The workflow looks like this: record the conversation, upload to app.blazehive.io, review the transcript for accuracy, then trigger content generation. Within minutes you have a draft blog post, social snippets, and a summary. Edit to taste, publish, and move on to the next recording. No more choosing between capturing ideas live and writing them up later — you get both.
For teams producing content regularly, this approach turns every meeting and interview into a content asset. Explore more voice to text options or see how content repurposing fits into your publishing workflow.
Frequently asked questions
What file formats does conversation transcription support?

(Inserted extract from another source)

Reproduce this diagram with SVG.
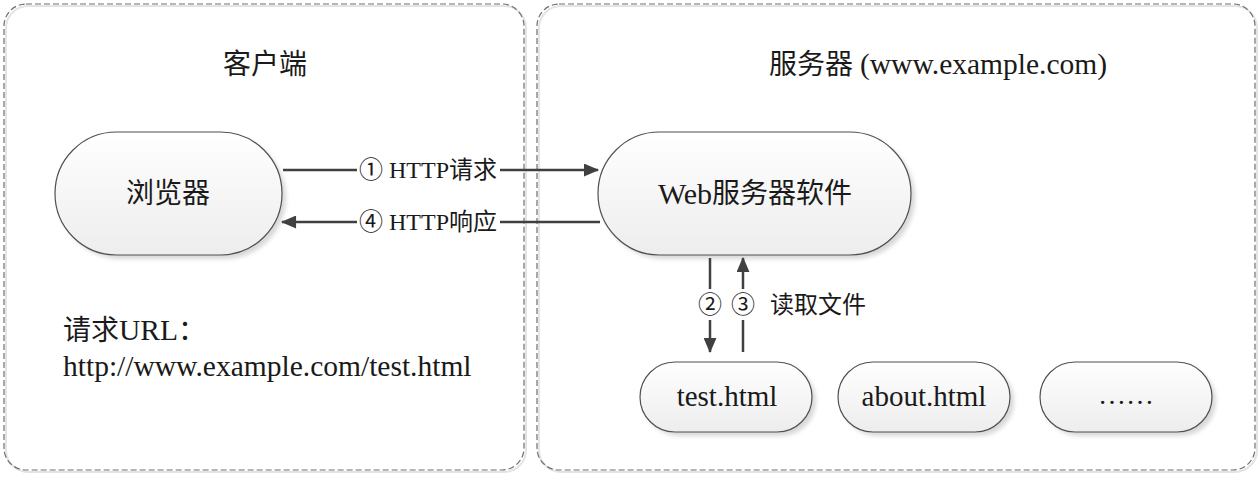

Unifire accepts MP3, WAV, M4A, FLAC, OGG, MP4, MOV, and WebM for conversation transcription. Zoom exports (MP4 or M4A), Google Meet recordings, Microsoft Teams recordings, and phone call recordings all upload and process without manual conversion. If your file plays on your computer, it will almost certainly work.
How accurate is conversation transcription?
With clear turn-taking and decent microphones, expect 95-97% word accuracy. Group conversations with overlapping speech, speakerphone audio, or heavy background noise may drop to 88-93%. Speaker labeling works best with two to four distinct voices. A quick review pass to fix proper nouns and technical terms is usually all you need.
How long does conversation transcription take?
A one-hour recording typically returns a complete labeled transcript in 5-8 minutes. Shorter conversations finish proportionally faster. Upload speed affects the total wait time, but the actual transcription runs faster than real time.
Are my recordings kept private?
Yes. All recordings and transcripts live in your private workspace. Files are encrypted in transit and at rest, never shared with third parties, and never used for model training. You can delete source files and transcripts permanently from your account at any time.
Can I export the transcript?
Export as plain text, SRT, VTT, Markdown, or Word document. Speaker labels and timestamps are preserved in all export formats. You can also copy sections directly from the in-app editor for quick pasting into other tools.